Rechercher les antécédents
La circulaire précise enfin la conduite à tenir vis-à-vis du matériel utilisé chez les patients ultérieurement suspectés ou reconnus atteints d'une ESST. Il sera alors nécessaire de rechercher dans les antécédents d'un tel patient tous les actes qui ont comporté un contact direct avec les tissus jugés infectieux, et ce jusques et y compris au cours des six mois qui ont précédé l'apparition des signes cliniques. D'autre part, il faudra retrouver les cinq premiers patients chez lesquels le matériel ayant servi lors de ces actes a été réemployé, dans l'éventualité de la mise en place d'un dépistage, voire d'un traitement, des ESST.

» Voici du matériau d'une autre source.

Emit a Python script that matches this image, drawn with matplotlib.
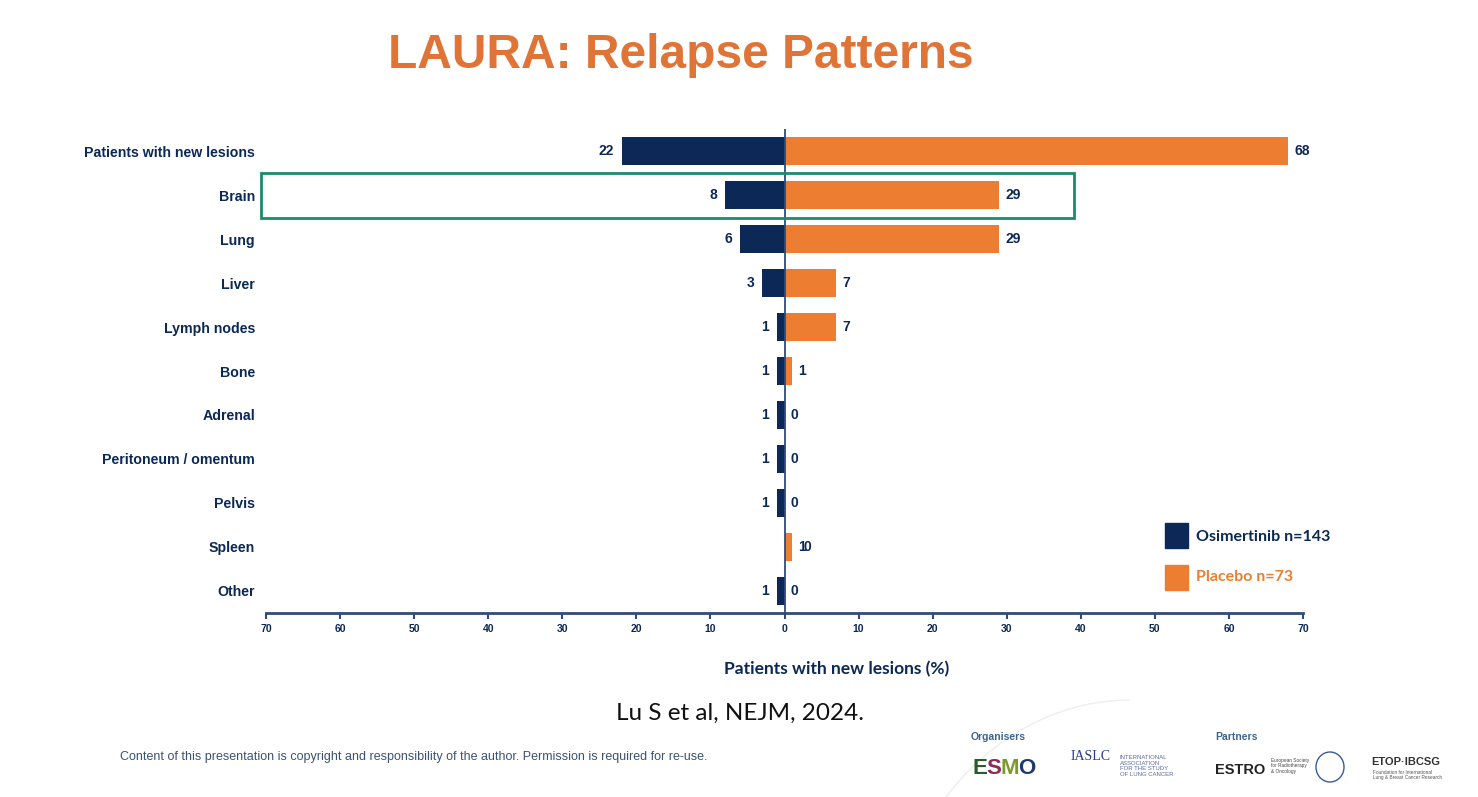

Les deux ministres, qui se déclarent conscients des conséquences de leurs recommandations dans la vie quotidienne des professionnels, concluent que chaque établissement recevra les moyens financiers nécessaires, « selon le calendrier le plus adapté ».
* Pour le sang, les données actuellement disponibles tendent à considérer que le risque infectieux, s'il existe, est très faible.